• WORK INSTRUCTIONS
Retype each line exactly. Skip images.

• DATA SHOWN
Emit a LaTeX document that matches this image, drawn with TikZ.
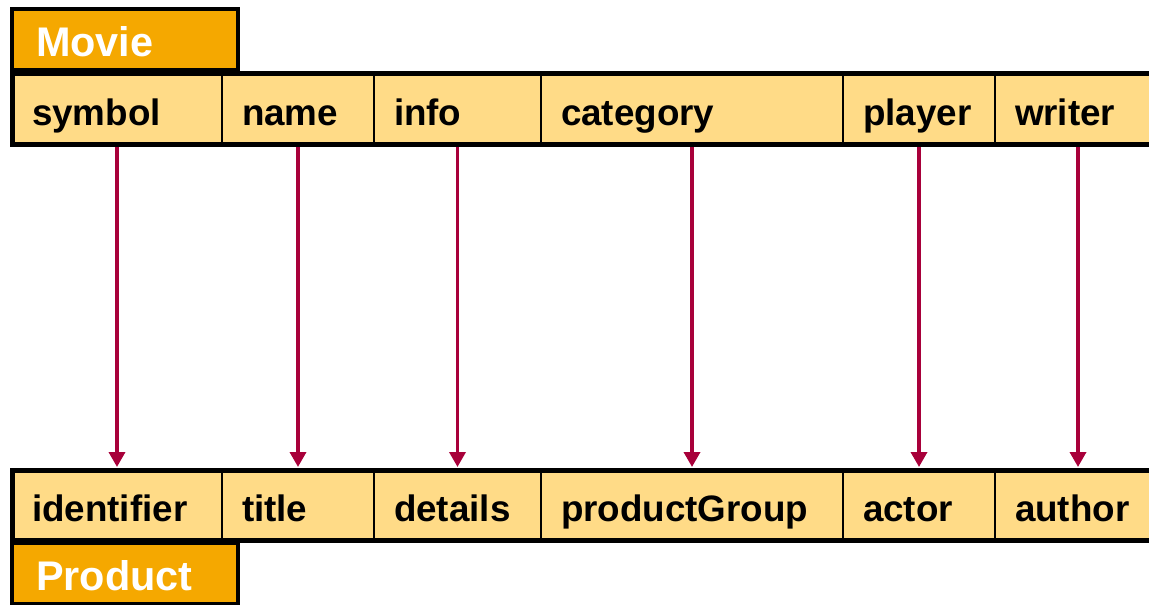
\documentclass[tikz,border=0pt]{standalone}
\usepackage{fontspec}
\setmainfont{Liberation Sans}
\usetikzlibrary{arrows.meta}
\definecolor{hdrfill}{HTML}{F5A800}
\definecolor{cellfill}{HTML}{FFDB87}
\definecolor{maplink}{HTML}{A8003A}
\begin{document}
\begin{tikzpicture}[x=1pt,y=-1pt,
  cell/.style={draw=black, line width=1.5pt, fill=cellfill, anchor=north west,
    outer sep=0pt, inner xsep=20pt, inner ysep=0pt, text height=36pt, text depth=3pt,
    align=left, font=\fontsize{36.8pt}{40pt}\selectfont\bfseries},
  toprow/.style={cell, minimum height=71pt},
  botrow/.style={cell, minimum height=70pt},
  header/.style={draw=black, line width=4pt, fill=hdrfill, text=white, anchor=north west,
    outer sep=0pt, inner xsep=24pt, inner ysep=0pt, text height=37pt, text depth=3pt,
    text width=178pt, align=left, minimum height=61pt,
    font=\fontsize{41.4pt}{44pt}\selectfont\bfseries},
  rowborder/.style={line width=5pt, line join=miter},
  maparrow/.style={draw=maplink, line width=3.5pt, shorten >=3pt, shorten <=3pt,
    -{Triangle[width=16pt,length=15pt]}}]
\useasboundingbox (0,0) rectangle (1149,605);
\clip (0,0) rectangle (1149,605);

% Movie attributes
\node[toprow, text width=170pt] (symbol)   at (12,73)            {symbol};
\node[toprow, text width=112pt] (name)     at (symbol.north east) {name};
\node[toprow, text width=127pt] (info)     at (name.north east)   {info};
\node[toprow, text width=262pt] (category) at (info.north east)   {category};
\node[toprow, text width=112pt] (player)   at (category.north east) {player};
\node[toprow, text width=126pt] (writer)   at (player.north east) {writer};

% Product attributes
\node[botrow, text width=170pt] (identifier)   at (12,470)                {identifier};
\node[botrow, text width=112pt] (title)        at (identifier.north east) {title};
\node[botrow, text width=127pt] (details)      at (title.north east)      {details};
\node[botrow, text width=262pt] (productGroup) at (details.north east)    {productGroup};
\node[botrow, text width=112pt] (actor)        at (productGroup.north east) {actor};
\node[botrow, text width=126pt] (author)       at (actor.north east)      {author};

% attribute mappings
\draw[maparrow] (symbol.south)   -- (identifier.north);
\draw[maparrow] (name.south)     -- (title.north);
\draw[maparrow] (info.south)     -- (details.north);
\draw[maparrow] (category.south) -- (productGroup.north);
\draw[maparrow] (player.south)   -- (actor.north);
\draw[maparrow] (writer.south)   -- (author.north);

% heavy outlines of the two rows
\draw[rowborder] (writer.north east) -- (symbol.north west) -- (symbol.south west) -- (writer.south east);
\draw[rowborder] (author.north east) -- (identifier.north west) -- (identifier.south west) -- (author.south east);

% entity names
\node[header] (movie)   at (12,9)   {Movie};
\node[header] (product) at (12,543) {Product};
\end{tikzpicture}
\end{document}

• RESULT OF THIS TASK
Emit a LaTeX document that matches this image, drawn with TikZ.
\documentclass[tikz,border=0pt]{standalone}
\usepackage{fontspec}
\setmainfont{Liberation Sans}
\usetikzlibrary{arrows.meta}
\definecolor{hdrfill}{HTML}{F5A800}
\definecolor{cellfill}{HTML}{FFDB87}
\definecolor{maplink}{HTML}{A8003A}
\begin{document}
\begin{tikzpicture}[x=1pt,y=-1pt,
  cell/.style={draw=black, line width=1.5pt, fill=cellfill, anchor=north west,
    outer sep=0pt, inner xsep=20pt, inner ysep=0pt, text height=36pt, text depth=3pt,
    align=left, font=\fontsize{36.8pt}{40pt}\selectfont\bfseries},
  toprow/.style={cell, minimum height=71pt},
  botrow/.style={cell, minimum height=70pt},
  header/.style={draw=black, line width=4pt, fill=hdrfill, text=white, anchor=north west,
    outer sep=0pt, inner xsep=24pt, inner ysep=0pt, text height=37pt, text depth=3pt,
    text width=178pt, align=left, minimum height=61pt,
    font=\fontsize{41.4pt}{44pt}\selectfont\bfseries},
  rowborder/.style={line width=5pt, line join=miter},
  maparrow/.style={draw=maplink, line width=3.5pt, shorten >=3pt, shorten <=3pt,
    -{Triangle[width=16pt,length=15pt]}}]
\useasboundingbox (0,0) rectangle (1149,605);
\clip (0,0) rectangle (1149,605);

% Movie attributes
\node[toprow, text width=170pt] (symbol)   at (12,73)            {symbol};
\node[toprow, text width=112pt] (name)     at (symbol.north east) {name};
\node[toprow, text width=127pt] (info)     at (name.north east)   {info};
\node[toprow, text width=262pt] (category) at (info.north east)   {category};
\node[toprow, text width=112pt] (player)   at (category.north east) {player};
\node[toprow, text width=126pt] (writer)   at (player.north east) {writer};

% Product attributes
\node[botrow, text width=170pt] (identifier)   at (12,470)                {identifier};
\node[botrow, text width=112pt] (title)        at (identifier.north east) {title};
\node[botrow, text width=127pt] (details)      at (title.north east)      {details};
\node[botrow, text width=262pt] (productGroup) at (details.north east)    {productGroup};
\node[botrow, text width=112pt] (actor)        at (productGroup.north east) {actor};
\node[botrow, text width=126pt] (author)       at (actor.north east)      {author};

% attribute mappings
\draw[maparrow] (symbol.south)   -- (identifier.north);
\draw[maparrow] (name.south)     -- (title.north);
\draw[maparrow] (info.south)     -- (details.north);
\draw[maparrow] (category.south) -- (productGroup.north);
\draw[maparrow] (player.south)   -- (actor.north);
\draw[maparrow] (writer.south)   -- (author.north);

% heavy outlines of the two rows
\draw[rowborder] (writer.north east) -- (symbol.north west) -- (symbol.south west) -- (writer.south east);
\draw[rowborder] (author.north east) -- (identifier.north west) -- (identifier.south west) -- (author.south east);

% entity names
\node[header] (movie)   at (12,9)   {Movie};
\node[header] (product) at (12,543) {Product};
\end{tikzpicture}
\end{document}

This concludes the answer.